EXERCISE DIRECTIONS: Without copying any pictures, restate exactly the lines from the start of the records through the line containing "880, 900, 920]".

[Charts and diagrams as code]

···

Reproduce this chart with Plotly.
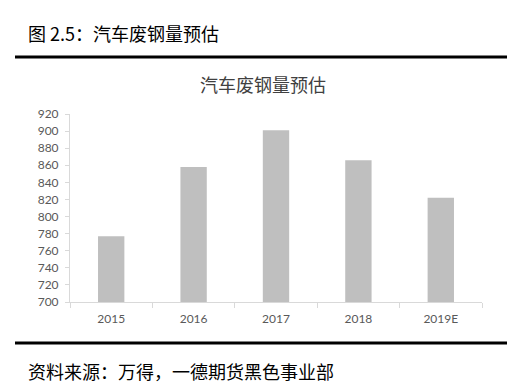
import plotly.graph_objects as go

categories = ["2015", "2016", "2017", "2018", "2019E"]
values = [777, 858, 901, 866, 822]
y_ticks = [700, 720, 740, 760, 780, 800, 820, 840, 860, 880, 900, 920]

fig = go.Figure()
fig.add_trace(go.Bar(x=categories, y=values, marker=dict(color="#bfbfbf", line=dict(width=0)), width=0.32))

W, H = 526, 392
L, R, T, B = 70, 482, 114, 302

def px(X):
    return (X - L) / (R - L)

def py(Y):
    return (B - Y) / (B - T)

tickfont = dict(family="Lato, Liberation Sans, sans-serif", size=12, color="#595959")

fig.update_layout(
    width=W, height=H,
    margin=dict(l=L, r=W - R, t=T, b=H - B),
    paper_bgcolor="white", plot_bgcolor="white",
    showlegend=False,
    xaxis=dict(
        type="category", showline=True, linecolor="#d9d9d9", linewidth=1,
        ticks="outside", tickson="boundaries", ticklen=5, tickcolor="#d9d9d9",
        ticklabelstandoff=6,
        tickfont=tickfont, showgrid=False, zeroline=False,
    ),
    yaxis=dict(
        range=[700, 920], tickvals=y_ticks, showline=True, linecolor="#d9d9d9", linewidth=1,
        ticks="outside", ticklen=4, tickcolor="#d9d9d9",
        ticklabelstandoff=4,
        tickfont=tickfont, showgrid=False, zeroline=False,
    ),
    shapes=[
        dict(type="line", xref="paper", yref="paper", x0=px(15), x1=px(507), y0=py(57), y1=py(57),
             line=dict(color="black", width=3)),
        dict(type="line", xref="paper", yref="paper", x0=px(15), x1=px(507), y0=py(343), y1=py(343),
             line=dict(color="black", width=3)),
    ],
    annotations=[
        dict(text="图 2.5：汽车废钢量预估", xref="paper", yref="paper", x=px(26), y=py(33),
             xanchor="left", yanchor="middle", showarrow=False,
             font=dict(family="Noto Sans CJK SC", size=18, color="black")),
        dict(text="汽车废钢量预估", xref="paper", yref="paper", x=px(263), y=py(84),
             xanchor="center", yanchor="middle", showarrow=False,
             font=dict(family="Noto Sans CJK SC", size=18, color="#404040")),
        dict(text="资料来源：万得，一德期货黑色事业部", xref="paper", yref="paper", x=px(26), y=py(371),
             xanchor="left", yanchor="middle", showarrow=False,
             font=dict(family="Noto Sans CJK SC", size=18, color="black")),
    ],
)

fig.write_html("out.html", config={"displayModeBar": False},
               post_script="document.body.style.margin='0';document.body.style.padding='0';")
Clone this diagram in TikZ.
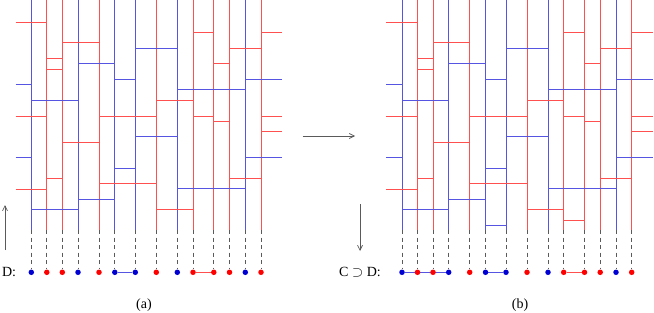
\documentclass[tikz,border=0pt]{standalone}
\usepackage{fontspec}
\setmainfont{Liberation Serif}
\usetikzlibrary{arrows.meta,backgrounds}
\definecolor{lred}{RGB}{255,80,80}
\definecolor{lblue}{RGB}{85,85,225}
\definecolor{dred}{RGB}{255,0,0}
\definecolor{dblue}{RGB}{0,0,210}
\definecolor{agray}{RGB}{90,90,90}
\tikzset{
  liner/.style={lred, line width=0.8pt},
  lineb/.style={lblue, line width=0.8pt},
  dashln/.style={agray, line width=0.7pt, dash pattern=on 4pt off 3.5pt},
  dotr/.style={circle, fill=dred, inner sep=0pt, minimum size=5.5pt},
  dotb/.style={circle, fill=dblue, inner sep=0pt, minimum size=5.5pt},
  arr/.style={agray, line width=0.7pt, -{Straight Barb[length=5pt,width=5pt]}},
  lbl/.style={font=\fontsize{14}{16}\selectfont, inner sep=0pt},
}
\begin{document}
\begin{tikzpicture}[x=1pt,y=-1pt]
\useasboundingbox (0,0) rectangle (654,313);
\foreach \p/\s in {a/0,b/370.7}{
  \begin{scope}[xshift=\s pt]
    \foreach \i/\x/\c in {1/31.3/b,2/46.8/r,3/62.3/r,4/78/b,5/99/r,6/114.8/b,7/135.3/b,8/156.3/r,9/177.3/b,10/193/r,11/213.8/r,12/229.5/r,13/245.3/b,14/261/r}{
      \coordinate (\p t\i) at (\x,0);
      \coordinate (\p e\i) at (\x,230);
      \node[dot\c] (\p d\i) at (\x,272.3) {};
      \draw[line\c] (\p t\i) -- (\p e\i);
      \draw[dashln] (\p e\i) -- (\p d\i.north);
    }
    \foreach \c/\xa/\xb/\y in {
      r/15.7/46.8/22, r/193/213.8/32.3, r/261/282/32.3, r/62.3/99/42.7,
      b/135.3/177.3/48.3, r/229.5/261/48.3, r/46.8/62.3/58.3, b/78/114.8/63.3,
      r/213.8/229.5/63.3, r/46.8/62.3/69, b/114.8/135.3/79.3, b/245.3/282/79.3,
      b/15.7/31.3/84.3, b/177.3/245.3/89.3, b/31.3/78/100, r/156.3/193/100,
      r/15.7/46.8/116, r/99/156.3/116, r/193/213.8/116, r/261/282/116,
      r/213.8/229.5/121.3, r/261/282/131.3, b/135.3/177.3/136.3, r/62.3/99/142,
      b/15.7/31.3/157.3, b/245.3/282/157.3, b/114.8/135.3/168.3, r/46.8/62.3/178.3,
      r/229.5/261/178.3, r/99/156.3/183.3, r/15.7/46.8/189, b/177.3/245.3/188.7,
      b/78/114.8/199.3, b/31.3/78/209.3, r/156.3/193/209.3}{
      \draw[line\c] (\xa,\y) -- (\xb,\y);
    }
  \end{scope}
}
% extra rungs in (b)
\begin{scope}[xshift=370.7pt]
  \draw[liner] (193,220) -- (213.8,220);
  \draw[lineb] (114.8,225.3) -- (135.3,225.3);
\end{scope}
% connections between dots
\begin{scope}[on background layer]
  \draw[lineb] (ad6) -- (ad7);
  \draw[liner] (ad10) -- (ad11);
  \draw[lineb] (bd1) -- (bd4);
  \draw[lineb] (bd6) -- (bd7);
  \draw[liner] (bd10) -- (bd11);
\end{scope}
% labels
\node[lbl] (dlab) at (9,272.3) {D:};
\node[lbl] (cdlab) at (360,272.3) {C $\supset$ D:};
\node[lbl] (capa) at (144,305) {(a)};
\node[lbl] (capb) at (520,305) {(b)};
% arrows
\coordinate (up0) at (5,250);
\coordinate (up1) at (5,205);
\draw[arr] (up0) -- (up1);
\coordinate (rt0) at (302.7,136);
\coordinate (rt1) at (355,136);
\draw[arr] (rt0) -- (rt1);
\coordinate (dn0) at (360,204);
\coordinate (dn1) at (360,251);
\draw[arr] (dn0) -- (dn1);
\end{tikzpicture}
\end{document}
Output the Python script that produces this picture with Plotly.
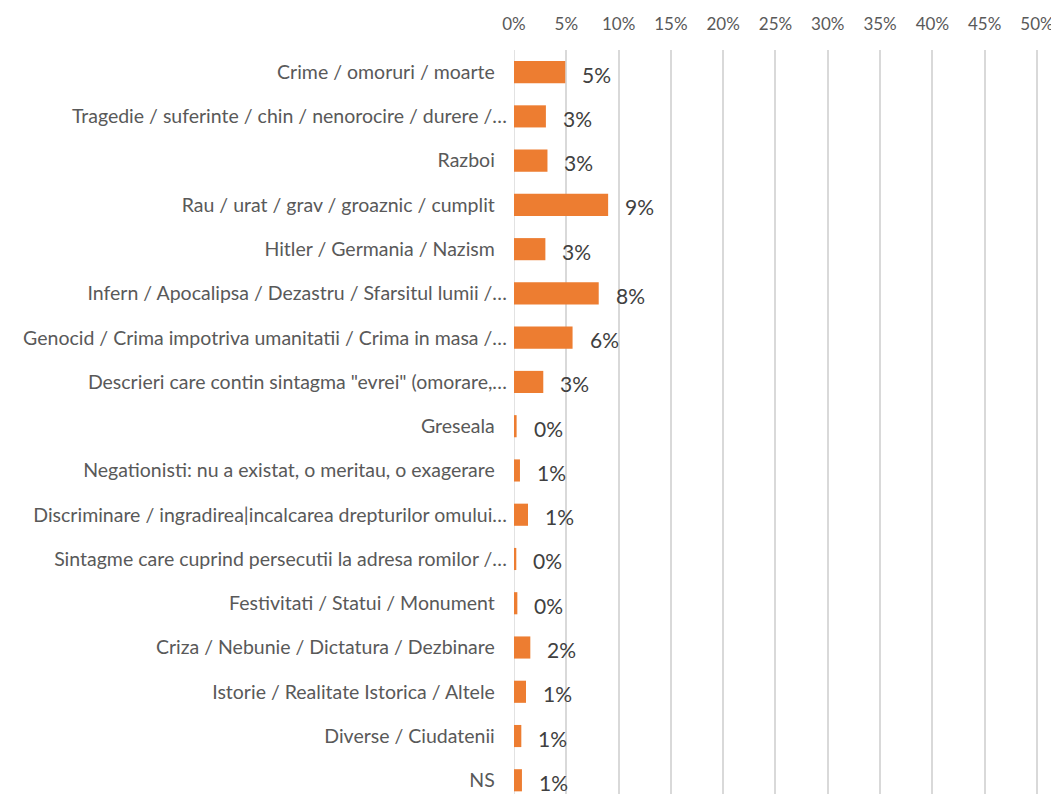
import plotly.graph_objects as go

categories = [
    "Crime / omoruri / moarte",
    "Tragedie / suferinte / chin / nenorocire / durere /…",
    "Razboi",
    "Rau / urat / grav / groaznic / cumplit",
    "Hitler / Germania / Nazism",
    "Infern / Apocalipsa / Dezastru / Sfarsitul lumii /…",
    "Genocid / Crima impotriva umanitatii / Crima in masa /…",
    "Descrieri care contin sintagma \"evrei\" (omorare,…",
    "Greseala",
    "Negationisti: nu a existat, o meritau, o exagerare",
    "Discriminare / ingradirea|incalcarea drepturilor omului…",
    "Sintagme care cuprind persecutii la adresa romilor /…",
    "Festivitati / Statui / Monument",
    "Criza / Nebunie / Dictatura / Dezbinare",
    "Istorie / Realitate Istorica / Altele",
    "Diverse / Ciudatenii",
    "NS",
]
values = [4.9, 3.05, 3.2, 9.0, 3.0, 8.1, 5.6, 2.8, 0.25, 0.57, 1.34, 0.22, 0.32, 1.56, 1.15, 0.7, 0.76]
x_ticks = [0, 5, 10, 15, 20, 25, 30, 35, 40, 45, 50]
x_tick_labels = [f"{t}%" for t in x_ticks]

FONT = "Lato, Carlito, Calibri, sans-serif"
GREY = "#595959"
GRID = "#D9D9D9"

# Untruncated labels sit a bit further from the axis than truncated ones
tick_text = [c if c.endswith("…") else c + "\u2002\u2009" for c in categories]

fig = go.Figure()
fig.add_trace(go.Bar(
    x=values, y=categories, orientation="h",
    marker=dict(color="#ED7D31", line=dict(width=0)),
    hoverinfo="x+y",
))

for c, v in zip(categories, values):
    fig.add_annotation(x=v, y=c, text=f"{round(v):.0f}%", showarrow=False,
                       xanchor="left", xshift=15, yshift=-2,
                       font=dict(family=FONT, size=21, color="#404040"))

fig.update_layout(
    width=1051, height=786,
    margin=dict(l=506, r=21, t=42, b=0),
    paper_bgcolor="white", plot_bgcolor="white",
    bargap=0.5,
    showlegend=False,
    font=dict(family=FONT, color=GREY),
    xaxis=dict(
        side="top", range=[0, 50.1], tickvals=x_ticks, ticktext=x_tick_labels,
        showgrid=True, gridcolor=GRID, gridwidth=1.5,
        zeroline=False, showline=False,
        ticks="", ticklabelstandoff=16,
        tickfont=dict(family=FONT, size=17, color=GREY),
    ),
    yaxis=dict(
        type="category", range=[16.31, -0.5],
        tickvals=categories, ticktext=tick_text,
        showgrid=False, zeroline=False, showline=False,
        ticks="", ticklabelstandoff=6,
        tickfont=dict(family=FONT, size=19.5, color=GREY),
    ),
)
# axis edges (0% and 50%) drawn explicitly so they are not suppressed
for edge in (x_ticks[0], x_ticks[-1]):
    fig.add_shape(type="line", xref="x", yref="paper", x0=edge, x1=edge, y0=0, y1=1,
                  line=dict(color=GRID, width=1.5), layer="below")

fig.write_html("out.html")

···

ANSWER FOR THIS EXERCISE:
Reproduce this chart with Plotly.
import plotly.graph_objects as go

categories = ["2015", "2016", "2017", "2018", "2019E"]
values = [777, 858, 901, 866, 822]
y_ticks = [700, 720, 740, 760, 780, 800, 820, 840, 860, 880, 900, 920]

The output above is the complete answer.